Dataset records ::
******
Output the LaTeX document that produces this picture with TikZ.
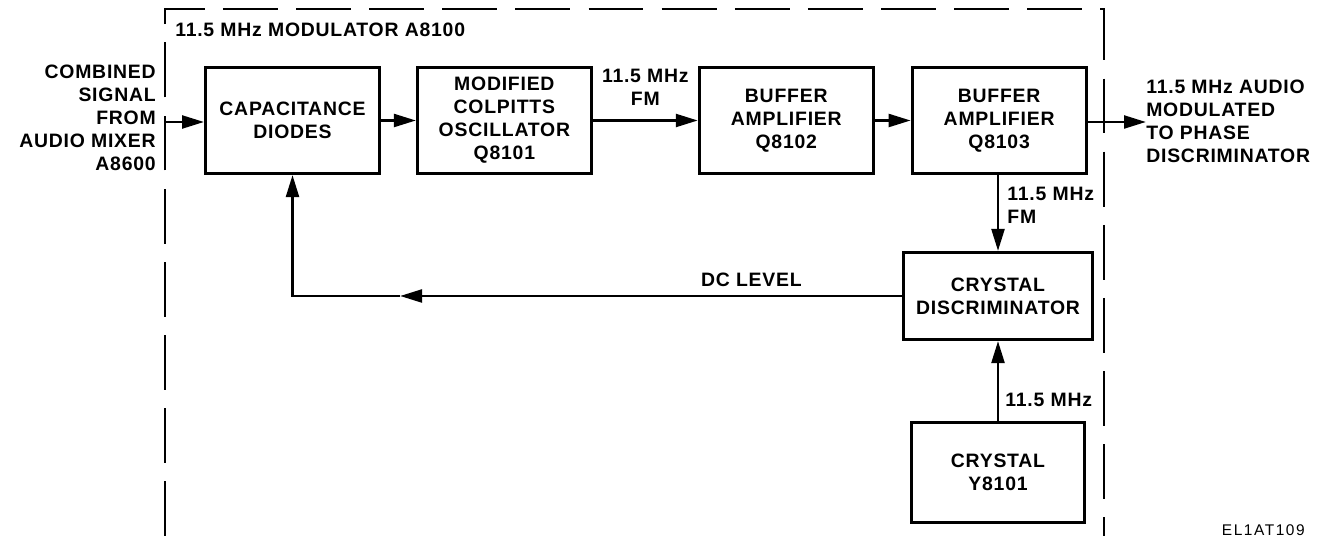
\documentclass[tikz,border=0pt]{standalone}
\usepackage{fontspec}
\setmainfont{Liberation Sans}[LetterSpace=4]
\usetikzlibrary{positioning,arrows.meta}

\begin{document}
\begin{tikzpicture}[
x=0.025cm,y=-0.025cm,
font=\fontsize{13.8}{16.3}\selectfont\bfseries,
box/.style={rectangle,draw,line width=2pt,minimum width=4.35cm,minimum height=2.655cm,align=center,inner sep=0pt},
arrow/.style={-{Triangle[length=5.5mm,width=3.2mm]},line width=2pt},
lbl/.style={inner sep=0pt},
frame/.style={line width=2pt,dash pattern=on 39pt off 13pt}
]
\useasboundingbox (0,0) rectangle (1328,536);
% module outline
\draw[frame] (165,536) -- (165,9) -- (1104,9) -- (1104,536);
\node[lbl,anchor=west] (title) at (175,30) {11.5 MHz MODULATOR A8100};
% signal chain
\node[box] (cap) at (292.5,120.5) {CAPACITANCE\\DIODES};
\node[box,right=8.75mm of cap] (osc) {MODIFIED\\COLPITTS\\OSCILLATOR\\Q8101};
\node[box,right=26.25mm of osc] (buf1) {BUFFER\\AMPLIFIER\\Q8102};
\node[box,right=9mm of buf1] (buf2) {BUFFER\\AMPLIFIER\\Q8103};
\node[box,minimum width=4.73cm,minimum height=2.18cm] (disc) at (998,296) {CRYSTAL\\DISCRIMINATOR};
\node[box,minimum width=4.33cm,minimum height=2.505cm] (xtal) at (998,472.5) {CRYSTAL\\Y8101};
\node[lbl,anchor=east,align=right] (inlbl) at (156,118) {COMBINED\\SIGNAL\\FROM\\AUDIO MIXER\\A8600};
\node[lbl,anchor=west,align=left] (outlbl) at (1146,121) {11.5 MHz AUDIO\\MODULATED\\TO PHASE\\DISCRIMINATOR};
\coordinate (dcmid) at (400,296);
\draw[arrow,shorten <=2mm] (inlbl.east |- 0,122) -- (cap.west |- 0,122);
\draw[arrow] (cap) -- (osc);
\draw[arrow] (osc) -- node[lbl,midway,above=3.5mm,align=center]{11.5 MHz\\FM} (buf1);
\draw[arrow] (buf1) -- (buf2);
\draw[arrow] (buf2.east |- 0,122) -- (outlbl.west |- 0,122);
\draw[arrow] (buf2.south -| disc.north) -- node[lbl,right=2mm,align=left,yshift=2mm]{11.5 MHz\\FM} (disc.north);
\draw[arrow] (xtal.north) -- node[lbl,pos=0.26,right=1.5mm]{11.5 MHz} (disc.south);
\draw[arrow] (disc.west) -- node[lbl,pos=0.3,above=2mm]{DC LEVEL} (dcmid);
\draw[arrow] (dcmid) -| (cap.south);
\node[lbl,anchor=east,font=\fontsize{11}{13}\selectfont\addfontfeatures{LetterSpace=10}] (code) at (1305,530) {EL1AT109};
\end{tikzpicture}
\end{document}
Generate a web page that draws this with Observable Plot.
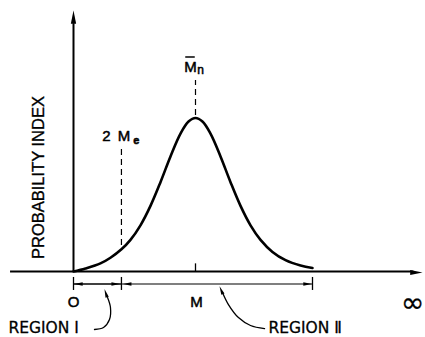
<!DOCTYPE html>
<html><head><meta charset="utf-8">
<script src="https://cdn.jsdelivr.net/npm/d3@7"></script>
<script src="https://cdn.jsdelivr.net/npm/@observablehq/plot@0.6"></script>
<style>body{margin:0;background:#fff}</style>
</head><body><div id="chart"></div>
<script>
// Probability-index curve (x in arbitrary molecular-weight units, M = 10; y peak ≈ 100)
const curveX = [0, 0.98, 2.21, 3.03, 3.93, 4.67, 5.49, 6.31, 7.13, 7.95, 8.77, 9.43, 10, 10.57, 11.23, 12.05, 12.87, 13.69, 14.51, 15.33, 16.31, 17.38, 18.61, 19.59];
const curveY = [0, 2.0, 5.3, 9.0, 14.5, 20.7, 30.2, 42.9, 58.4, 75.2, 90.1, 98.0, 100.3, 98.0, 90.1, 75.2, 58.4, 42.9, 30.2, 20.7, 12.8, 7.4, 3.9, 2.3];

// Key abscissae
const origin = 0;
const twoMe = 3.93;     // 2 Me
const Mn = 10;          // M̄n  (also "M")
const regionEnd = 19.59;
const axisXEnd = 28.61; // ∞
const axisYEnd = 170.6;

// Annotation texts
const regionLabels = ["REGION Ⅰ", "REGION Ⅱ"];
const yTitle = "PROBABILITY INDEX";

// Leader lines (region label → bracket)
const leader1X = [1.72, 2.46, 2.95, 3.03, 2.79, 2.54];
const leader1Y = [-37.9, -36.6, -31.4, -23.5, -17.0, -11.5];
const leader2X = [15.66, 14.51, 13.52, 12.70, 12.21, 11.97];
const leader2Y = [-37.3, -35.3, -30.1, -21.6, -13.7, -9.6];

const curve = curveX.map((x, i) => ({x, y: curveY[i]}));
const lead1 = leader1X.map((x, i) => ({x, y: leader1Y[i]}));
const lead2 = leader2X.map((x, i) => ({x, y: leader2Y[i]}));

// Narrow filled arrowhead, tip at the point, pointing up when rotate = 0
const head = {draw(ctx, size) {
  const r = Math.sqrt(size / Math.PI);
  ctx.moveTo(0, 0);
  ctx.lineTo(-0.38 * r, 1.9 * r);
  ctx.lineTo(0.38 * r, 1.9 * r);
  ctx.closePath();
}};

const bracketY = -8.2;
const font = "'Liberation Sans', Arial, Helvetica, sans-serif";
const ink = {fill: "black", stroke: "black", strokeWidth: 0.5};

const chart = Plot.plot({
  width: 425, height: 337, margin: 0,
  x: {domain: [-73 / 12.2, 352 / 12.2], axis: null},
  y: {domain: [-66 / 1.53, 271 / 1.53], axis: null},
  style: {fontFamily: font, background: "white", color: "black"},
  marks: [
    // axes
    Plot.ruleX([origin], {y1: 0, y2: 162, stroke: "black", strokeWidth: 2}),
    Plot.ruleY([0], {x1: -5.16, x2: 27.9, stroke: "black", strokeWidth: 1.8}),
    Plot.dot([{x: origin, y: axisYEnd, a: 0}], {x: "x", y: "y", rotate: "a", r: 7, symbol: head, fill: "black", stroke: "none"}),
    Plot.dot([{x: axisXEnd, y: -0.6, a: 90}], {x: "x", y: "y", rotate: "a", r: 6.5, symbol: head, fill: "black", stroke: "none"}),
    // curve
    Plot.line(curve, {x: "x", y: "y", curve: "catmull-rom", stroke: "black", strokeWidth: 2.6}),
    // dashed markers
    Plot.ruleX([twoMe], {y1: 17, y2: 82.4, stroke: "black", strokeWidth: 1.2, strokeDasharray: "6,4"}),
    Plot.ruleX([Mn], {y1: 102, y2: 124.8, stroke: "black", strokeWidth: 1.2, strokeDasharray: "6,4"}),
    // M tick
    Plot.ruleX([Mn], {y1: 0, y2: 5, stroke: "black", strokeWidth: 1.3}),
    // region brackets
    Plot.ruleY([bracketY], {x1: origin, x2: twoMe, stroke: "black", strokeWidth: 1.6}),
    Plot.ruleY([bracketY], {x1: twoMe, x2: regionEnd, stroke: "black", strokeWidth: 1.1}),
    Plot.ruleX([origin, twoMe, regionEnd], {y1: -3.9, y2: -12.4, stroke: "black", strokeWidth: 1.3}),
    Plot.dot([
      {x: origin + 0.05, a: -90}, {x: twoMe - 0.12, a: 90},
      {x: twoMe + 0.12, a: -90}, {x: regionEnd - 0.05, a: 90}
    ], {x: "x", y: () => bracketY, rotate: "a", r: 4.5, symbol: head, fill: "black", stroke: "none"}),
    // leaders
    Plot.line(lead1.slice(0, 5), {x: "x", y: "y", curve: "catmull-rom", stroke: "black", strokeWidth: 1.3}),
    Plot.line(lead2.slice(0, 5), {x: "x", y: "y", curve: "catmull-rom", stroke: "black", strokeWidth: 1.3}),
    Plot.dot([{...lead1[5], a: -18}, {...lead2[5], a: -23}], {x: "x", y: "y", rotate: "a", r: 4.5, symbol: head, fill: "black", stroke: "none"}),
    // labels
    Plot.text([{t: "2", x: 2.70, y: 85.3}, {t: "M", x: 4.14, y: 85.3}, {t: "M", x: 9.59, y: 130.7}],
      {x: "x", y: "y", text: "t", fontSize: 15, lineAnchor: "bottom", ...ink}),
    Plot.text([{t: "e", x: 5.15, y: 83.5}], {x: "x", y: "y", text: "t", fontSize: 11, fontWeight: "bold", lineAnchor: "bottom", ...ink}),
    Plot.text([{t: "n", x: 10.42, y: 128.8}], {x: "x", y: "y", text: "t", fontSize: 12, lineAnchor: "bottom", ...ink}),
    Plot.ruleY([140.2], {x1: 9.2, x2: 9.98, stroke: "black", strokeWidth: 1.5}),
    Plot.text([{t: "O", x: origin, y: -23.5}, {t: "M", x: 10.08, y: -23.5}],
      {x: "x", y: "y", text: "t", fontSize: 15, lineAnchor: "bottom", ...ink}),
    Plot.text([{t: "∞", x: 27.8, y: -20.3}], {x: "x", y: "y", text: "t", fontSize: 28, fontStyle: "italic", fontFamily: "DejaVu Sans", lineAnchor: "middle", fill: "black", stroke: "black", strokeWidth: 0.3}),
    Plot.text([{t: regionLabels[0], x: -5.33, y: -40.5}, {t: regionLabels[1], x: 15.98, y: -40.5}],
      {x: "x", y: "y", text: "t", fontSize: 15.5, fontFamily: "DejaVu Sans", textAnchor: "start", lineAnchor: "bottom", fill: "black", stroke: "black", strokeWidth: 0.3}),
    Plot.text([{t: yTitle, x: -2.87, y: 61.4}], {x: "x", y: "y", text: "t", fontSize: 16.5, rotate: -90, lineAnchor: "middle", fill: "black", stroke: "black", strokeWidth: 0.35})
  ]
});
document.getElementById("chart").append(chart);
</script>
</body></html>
******
Pick each line holding the word "that" out of the listing.

Written solution ::
Output the LaTeX document that produces this picture with TikZ.
Generate a web page that draws this with Observable Plot.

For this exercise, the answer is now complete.